Backward aggregation use case


(Nicolas Froidure) #1

We want to find a day in the past (from now) where a sum aggregation reach a given ceil. Is there a way to do this without retrieving the whole data aggregated per day with a large enough range to ensure that the ceil will be reached ?


(Nik Everett) #2

You can use a pipeline aggregation to prevent having to pull back all of the data into your application but it will still have to perform the huge aggregation under the covers to test. We don't have anything to optimize such a thing, partly because the iteration order on a particular shard is usually random and partly because we don't expect to be able to perform all of the operations for a particular aggregation on a single shard. Usually we have to merge results from many shards to look at the sum.


(Nicolas Froidure) #3

Thanks for replying, I thought about pipeline but were not sure of the ability to access the keys of the pipe lined aggregations since to get the date I'll have to sum up all the buckets of a day date histogram backward and pick up the key of the bucket to know the date I'm looking for.

The thing is that in that process, I may need to iterate several time on the aggregations to avoid to retrieve the whole bunch of data since by definition, I do not know when the algorithm should stop.

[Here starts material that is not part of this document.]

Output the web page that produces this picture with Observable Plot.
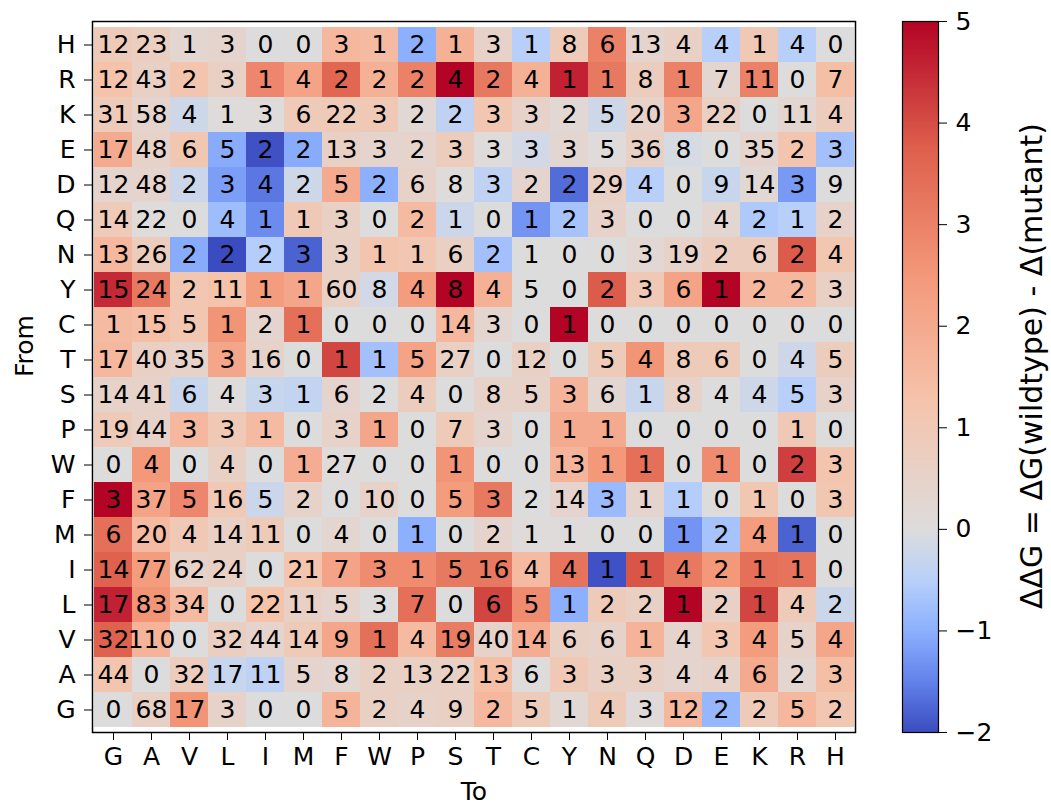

I understand this is a very specific need though and I didn't expect you to provide a straightforward way to solve this. Thanks anyway!


(Nik Everett) #4

There are almost certainly "scary" things you can do with the scripted aggregate and routing values that'd get the job done so long as you can make super-sure that all of the things you needed to be on a single shard were routed to a single shard. We don't tend to implement aggregations like this because we want things that scale horizontally and any solution involving routing specific days to specific shards won't scale well, but you can build it with scripted aggregations. It just, well, might be scary to implement and maintain. But it'd be fast.

Your other option I think is to search composite aggregations to walk the output of aggregations and do fancy things in your own application. That'd be slower than anything really smart, but way faster than pulling all of the document back into your application. _source loads are generally much slower than aggregations because of the way that things are stored.